■ **WHAT YOU SHOULD DO**
Skip the pictures and quote all of the lines exactly.

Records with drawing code
***

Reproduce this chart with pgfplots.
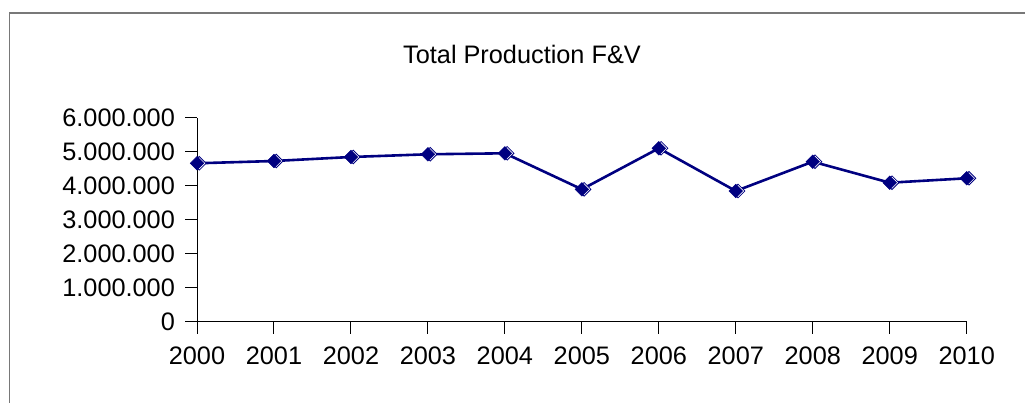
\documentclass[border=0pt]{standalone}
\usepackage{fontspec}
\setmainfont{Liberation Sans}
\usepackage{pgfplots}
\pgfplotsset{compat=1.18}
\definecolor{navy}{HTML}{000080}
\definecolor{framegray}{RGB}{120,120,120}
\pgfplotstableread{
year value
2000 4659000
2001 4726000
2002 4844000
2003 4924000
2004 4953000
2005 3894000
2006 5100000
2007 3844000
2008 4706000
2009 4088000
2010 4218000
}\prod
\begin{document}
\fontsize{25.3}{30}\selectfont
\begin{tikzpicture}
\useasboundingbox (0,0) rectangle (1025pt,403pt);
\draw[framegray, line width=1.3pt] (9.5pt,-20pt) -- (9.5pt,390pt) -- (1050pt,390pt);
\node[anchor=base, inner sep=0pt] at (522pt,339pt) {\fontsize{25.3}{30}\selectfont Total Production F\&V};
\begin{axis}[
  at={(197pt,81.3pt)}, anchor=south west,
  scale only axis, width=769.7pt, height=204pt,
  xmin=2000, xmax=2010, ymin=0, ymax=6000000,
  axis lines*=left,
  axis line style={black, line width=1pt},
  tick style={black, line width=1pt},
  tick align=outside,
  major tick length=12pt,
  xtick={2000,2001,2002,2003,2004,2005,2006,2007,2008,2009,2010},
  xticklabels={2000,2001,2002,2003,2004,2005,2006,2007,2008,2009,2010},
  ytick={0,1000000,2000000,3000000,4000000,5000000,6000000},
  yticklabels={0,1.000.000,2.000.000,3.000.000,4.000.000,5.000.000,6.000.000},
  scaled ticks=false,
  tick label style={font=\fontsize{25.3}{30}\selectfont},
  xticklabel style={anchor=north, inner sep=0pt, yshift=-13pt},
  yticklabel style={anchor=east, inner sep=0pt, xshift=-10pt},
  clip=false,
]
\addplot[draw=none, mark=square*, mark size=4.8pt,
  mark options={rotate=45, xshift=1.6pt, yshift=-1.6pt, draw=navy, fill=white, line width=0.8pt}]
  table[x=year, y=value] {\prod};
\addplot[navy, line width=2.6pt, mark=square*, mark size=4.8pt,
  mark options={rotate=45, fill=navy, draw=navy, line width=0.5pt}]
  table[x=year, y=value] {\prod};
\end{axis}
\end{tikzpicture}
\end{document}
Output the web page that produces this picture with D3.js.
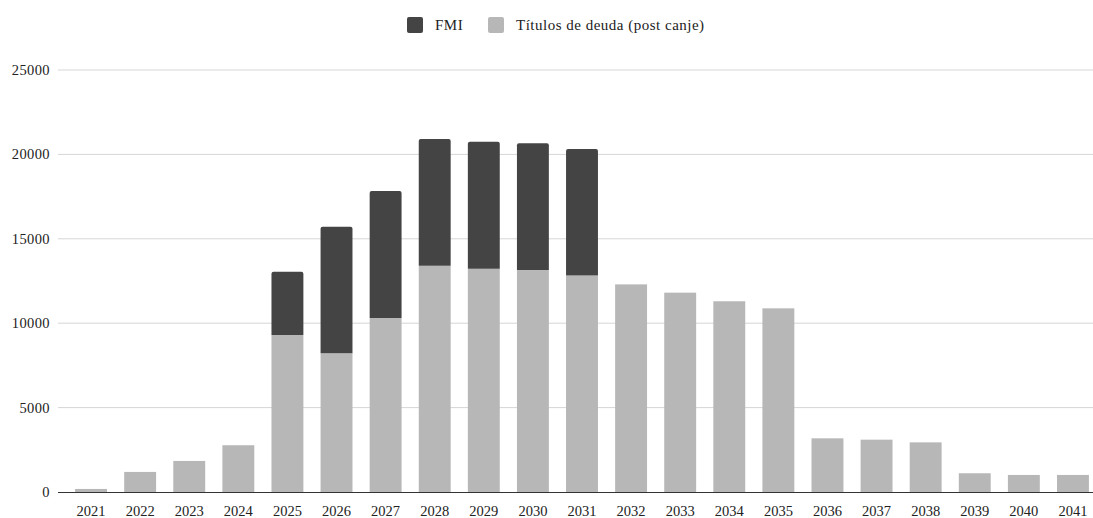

***

■ **SOLUTION TO THIS PROBLEM**
Reproduce this chart with pgfplots.
\documentclass[border=0pt]{standalone}
\usepackage{fontspec}
\setmainfont{Liberation Sans}
\usepackage{pgfplots}
\pgfplotsset{compat=1.18}
\definecolor{navy}{HTML}{000080}
\definecolor{framegray}{RGB}{120,120,120}
\pgfplotstableread{
year value
2000 4659000
2001 4726000
2002 4844000
2003 4924000
2004 4953000
2005 3894000
2006 5100000
2007 3844000
2008 4706000
2009 4088000
2010 4218000
}\prod
\begin{document}
\fontsize{25.3}{30}\selectfont
\begin{tikzpicture}
\useasboundingbox (0,0) rectangle (1025pt,403pt);
\draw[framegray, line width=1.3pt] (9.5pt,-20pt) -- (9.5pt,390pt) -- (1050pt,390pt);
\node[anchor=base, inner sep=0pt] at (522pt,339pt) {\fontsize{25.3}{30}\selectfont Total Production F\&V};
\begin{axis}[
  at={(197pt,81.3pt)}, anchor=south west,
  scale only axis, width=769.7pt, height=204pt,
  xmin=2000, xmax=2010, ymin=0, ymax=6000000,
  axis lines*=left,
  axis line style={black, line width=1pt},
  tick style={black, line width=1pt},
  tick align=outside,
  major tick length=12pt,
  xtick={2000,2001,2002,2003,2004,2005,2006,2007,2008,2009,2010},
  xticklabels={2000,2001,2002,2003,2004,2005,2006,2007,2008,2009,2010},
  ytick={0,1000000,2000000,3000000,4000000,5000000,6000000},
  yticklabels={0,1.000.000,2.000.000,3.000.000,4.000.000,5.000.000,6.000.000},
  scaled ticks=false,
  tick label style={font=\fontsize{25.3}{30}\selectfont},
  xticklabel style={anchor=north, inner sep=0pt, yshift=-13pt},
  yticklabel style={anchor=east, inner sep=0pt, xshift=-10pt},
  clip=false,
]
\addplot[draw=none, mark=square*, mark size=4.8pt,
  mark options={rotate=45, xshift=1.6pt, yshift=-1.6pt, draw=navy, fill=white, line width=0.8pt}]
  table[x=year, y=value] {\prod};
\addplot[navy, line width=2.6pt, mark=square*, mark size=4.8pt,
  mark options={rotate=45, fill=navy, draw=navy, line width=0.5pt}]
  table[x=year, y=value] {\prod};
\end{axis}
\end{tikzpicture}
\end{document}
Output the web page that produces this picture with D3.js.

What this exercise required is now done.